For estimation, I was able to reproduce the taylor based variance estimation as what was done previously using SAS (proc surveyfreq), however it would be helpful to have more information as to what the input data would look like for proportion/mean versus total versus ratio to understand better under which circumstance each would or could be used. For this particular survey program there is a requirement to both produce estimates per cycle plus rolling estimates over a dynamic window of N cycles (i.e. last 12 cycles or 6 cycles, etc). For this reason I would like to only store the bare minimum needed to produce these estimates rather than the results of each surveyed unit (i.e. aggragated) for storage and performance reasons. Can one of the Samplics estimation methods be used against data in this format? I was thinking maybe the ratio one would work, but did not have any success....
Yes, using a library just for an equally proportioned stratified sample is a bit over kill but as I am already going to use it for the taylor based estimation aspects I figure might as well leverage the sample size calculation and weight adjustments aspects to simplify the code base overall.
Thanks for this library and thanks for the assistance.

Answer 3 · 2023-12-08T17:54:06.000Z

Certainly, the documentation is not up to the desired standard at the moment. I'm in the process of redesigning certain APIs, and as a result, I've opted to postpone the documentation for the time being. However, progress is not as swift as I'd prefer it to be.

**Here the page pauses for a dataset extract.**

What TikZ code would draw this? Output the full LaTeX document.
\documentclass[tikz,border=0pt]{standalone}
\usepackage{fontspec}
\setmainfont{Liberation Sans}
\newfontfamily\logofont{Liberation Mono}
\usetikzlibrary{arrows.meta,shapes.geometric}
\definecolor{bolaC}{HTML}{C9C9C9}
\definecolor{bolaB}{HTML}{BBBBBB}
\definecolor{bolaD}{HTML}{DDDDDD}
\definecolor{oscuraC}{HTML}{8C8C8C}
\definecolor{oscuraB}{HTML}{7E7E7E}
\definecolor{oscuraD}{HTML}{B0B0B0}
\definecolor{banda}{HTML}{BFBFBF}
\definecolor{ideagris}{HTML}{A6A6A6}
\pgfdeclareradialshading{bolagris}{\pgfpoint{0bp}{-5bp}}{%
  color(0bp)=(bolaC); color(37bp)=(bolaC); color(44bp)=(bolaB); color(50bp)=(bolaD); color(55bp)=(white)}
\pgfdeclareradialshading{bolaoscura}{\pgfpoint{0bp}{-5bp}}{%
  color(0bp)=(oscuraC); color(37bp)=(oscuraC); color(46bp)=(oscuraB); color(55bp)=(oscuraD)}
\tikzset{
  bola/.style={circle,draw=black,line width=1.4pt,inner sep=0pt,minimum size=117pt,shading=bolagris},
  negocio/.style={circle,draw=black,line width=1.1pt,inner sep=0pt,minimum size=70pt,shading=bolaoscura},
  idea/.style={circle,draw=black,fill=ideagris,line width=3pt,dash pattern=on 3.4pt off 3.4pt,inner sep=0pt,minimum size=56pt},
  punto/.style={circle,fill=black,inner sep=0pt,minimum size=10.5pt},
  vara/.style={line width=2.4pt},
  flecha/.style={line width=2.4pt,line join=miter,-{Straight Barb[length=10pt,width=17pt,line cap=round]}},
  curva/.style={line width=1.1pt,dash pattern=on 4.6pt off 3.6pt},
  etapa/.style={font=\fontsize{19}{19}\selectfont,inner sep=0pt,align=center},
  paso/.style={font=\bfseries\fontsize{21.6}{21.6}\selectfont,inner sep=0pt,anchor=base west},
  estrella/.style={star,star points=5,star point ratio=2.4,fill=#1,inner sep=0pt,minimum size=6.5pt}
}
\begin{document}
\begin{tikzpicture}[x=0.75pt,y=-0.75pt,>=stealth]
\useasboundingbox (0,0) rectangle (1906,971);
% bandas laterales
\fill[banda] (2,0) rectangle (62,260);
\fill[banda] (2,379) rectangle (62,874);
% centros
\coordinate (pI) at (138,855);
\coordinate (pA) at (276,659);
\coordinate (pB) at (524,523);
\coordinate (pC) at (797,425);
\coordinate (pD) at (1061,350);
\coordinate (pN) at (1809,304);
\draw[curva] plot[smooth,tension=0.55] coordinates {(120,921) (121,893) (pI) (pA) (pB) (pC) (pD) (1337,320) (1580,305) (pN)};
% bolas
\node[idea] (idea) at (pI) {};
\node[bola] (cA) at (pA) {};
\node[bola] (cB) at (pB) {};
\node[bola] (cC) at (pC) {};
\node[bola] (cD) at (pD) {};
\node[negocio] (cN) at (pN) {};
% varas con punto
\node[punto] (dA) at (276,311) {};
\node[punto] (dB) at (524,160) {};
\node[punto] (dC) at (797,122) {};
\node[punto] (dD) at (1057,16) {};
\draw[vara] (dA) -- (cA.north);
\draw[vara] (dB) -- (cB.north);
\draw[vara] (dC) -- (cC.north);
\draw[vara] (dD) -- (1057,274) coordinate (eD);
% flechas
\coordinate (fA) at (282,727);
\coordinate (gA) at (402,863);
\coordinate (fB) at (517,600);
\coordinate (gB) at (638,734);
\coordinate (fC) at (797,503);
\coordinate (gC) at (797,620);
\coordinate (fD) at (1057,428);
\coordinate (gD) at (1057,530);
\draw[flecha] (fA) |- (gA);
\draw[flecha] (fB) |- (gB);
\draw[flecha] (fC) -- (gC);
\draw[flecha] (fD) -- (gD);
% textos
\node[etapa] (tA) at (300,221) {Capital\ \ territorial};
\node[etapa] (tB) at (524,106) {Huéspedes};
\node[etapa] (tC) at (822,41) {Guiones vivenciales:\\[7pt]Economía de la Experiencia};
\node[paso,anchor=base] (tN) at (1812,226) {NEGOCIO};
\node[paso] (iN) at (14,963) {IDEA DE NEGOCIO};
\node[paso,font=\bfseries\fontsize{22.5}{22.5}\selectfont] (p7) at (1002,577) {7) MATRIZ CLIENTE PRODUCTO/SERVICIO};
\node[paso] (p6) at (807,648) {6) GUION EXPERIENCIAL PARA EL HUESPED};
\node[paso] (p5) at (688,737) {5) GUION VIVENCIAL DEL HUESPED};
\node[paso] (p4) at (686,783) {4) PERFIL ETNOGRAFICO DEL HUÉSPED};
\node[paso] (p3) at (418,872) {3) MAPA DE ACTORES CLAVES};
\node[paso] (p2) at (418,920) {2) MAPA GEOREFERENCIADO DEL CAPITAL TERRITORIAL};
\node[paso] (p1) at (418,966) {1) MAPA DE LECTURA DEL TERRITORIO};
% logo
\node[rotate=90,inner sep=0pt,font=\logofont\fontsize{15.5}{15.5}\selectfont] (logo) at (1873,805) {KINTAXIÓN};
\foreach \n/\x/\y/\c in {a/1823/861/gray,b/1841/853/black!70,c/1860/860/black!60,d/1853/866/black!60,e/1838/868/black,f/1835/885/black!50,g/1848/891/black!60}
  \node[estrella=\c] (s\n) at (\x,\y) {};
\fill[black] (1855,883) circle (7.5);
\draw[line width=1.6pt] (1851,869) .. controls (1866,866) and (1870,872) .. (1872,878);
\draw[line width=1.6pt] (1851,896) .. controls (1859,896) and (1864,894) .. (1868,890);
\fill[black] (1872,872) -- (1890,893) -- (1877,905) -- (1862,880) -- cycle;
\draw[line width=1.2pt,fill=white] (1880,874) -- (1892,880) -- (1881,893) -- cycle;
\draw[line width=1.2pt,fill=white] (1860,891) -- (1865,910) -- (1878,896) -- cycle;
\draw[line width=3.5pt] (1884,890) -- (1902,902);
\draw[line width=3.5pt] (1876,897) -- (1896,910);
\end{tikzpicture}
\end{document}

Below, I provided some examples. Not confident, they address your issues. Do not hesitate to provide more info if I have not answered your concerned.

The input data is just vectors (numpy array or pandas series or lists or tuples). If your cycles are independent then no problem. If your estimates use previous cycles then I will need more information to understand your use case.

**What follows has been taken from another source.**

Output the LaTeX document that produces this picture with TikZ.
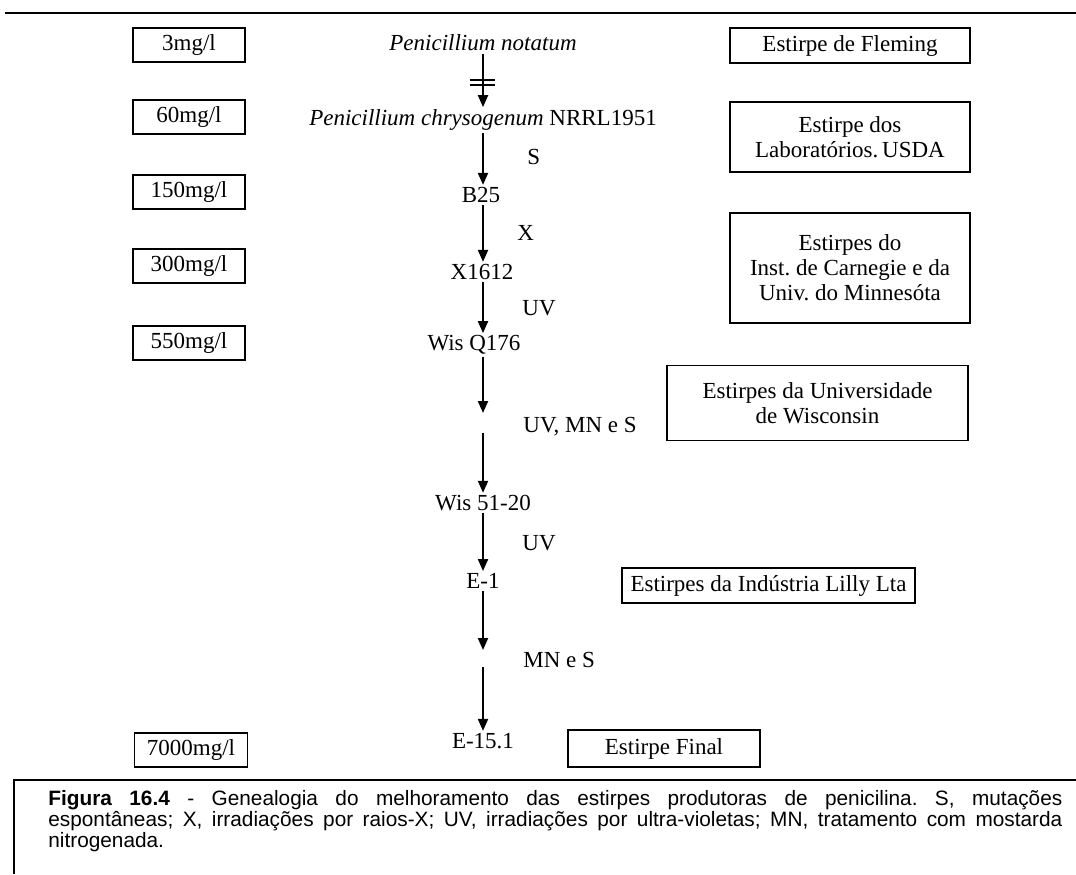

I updated the sample size calculation code. It's for a proportion (PopParam.pop), stratified, with precision (half confidence interval half_ci) of 0.1, etc. The number of strata is 5. But because I did not provide the information by stratum using Python dictionaries, it will consider the information to be the same for all the strata.

from samplics.sampling import SampleSize
from samplics.utils.types import PopParam, SizeMethod

sample_size = SampleSize(param=PopParam.prop, method=SizeMethod.wald, strat=True)
sample_size.calculate(half_ci=0.15, alpha=0.1, target=0.1, pop_size=100000, nb_strata=5)

sample_size.samp_size

We get the following sample sizes for the strata

{
 '_stratum_1': 11,
 '_stratum_2': 11,
 '_stratum_3': 11,
 '_stratum_4': 11,
 '_stratum_5': 11
}

Generate data for the examples below.

import numpy as np

x_sim = 5*np.random.randn(50)
y_sim = x_sim + np.random.rand(50)*10.45
w_sim = np.random.choice([4,5,10,12,15], 50)

In the examples below, I commented out some of the design information. You can use them as needed.

# Mean 

from samplics.estimation import TaylorEstimator

mean_str = TaylorEstimator(param="mean", alpha=0.1)
mean_str.estimate(
    y=y_sim,
    samp_weight=w_sim,
    # stratum=str_sim,
    # psu=psu_sim,
    remove_nan=True,
)

print(mean_str)

# Total 

from samplics.estimation import TaylorEstimator

total_str = TaylorEstimator(param="total", alpha=0.1)
total_str.estimate(
    y=y_sim,
    samp_weight=w_sim,
    # stratum=str_sim,
    # psu=psu_sim,
    remove_nan=True,
)

print(total_str)

For the ratio estimator, we need both y and x to estimate Y/X

# Ratio 

from samplics.estimation import TaylorEstimator

ratio_str = TaylorEstimator(param="ratio", alpha=0.1)
ratio_str.estimate(
    y=y_sim,
    x=x_sim,
    samp_weight=w_sim,
    # stratum=str_sim,
    # psu=psu_sim,
    remove_nan=True,
)

print(ratio_str)

Answer 4 · 2024-01-19T14:17:08.000Z

thank you @MamadouSDiallo , I was able to get everything to work using the information you provided and have tested our Python pipeline to that of what we previously had done with SAS and the results are exactly the same or very close (some rounding differences I think). I will mark this resolved and will certainly promote the library within my organization which may promote assistance with the code base.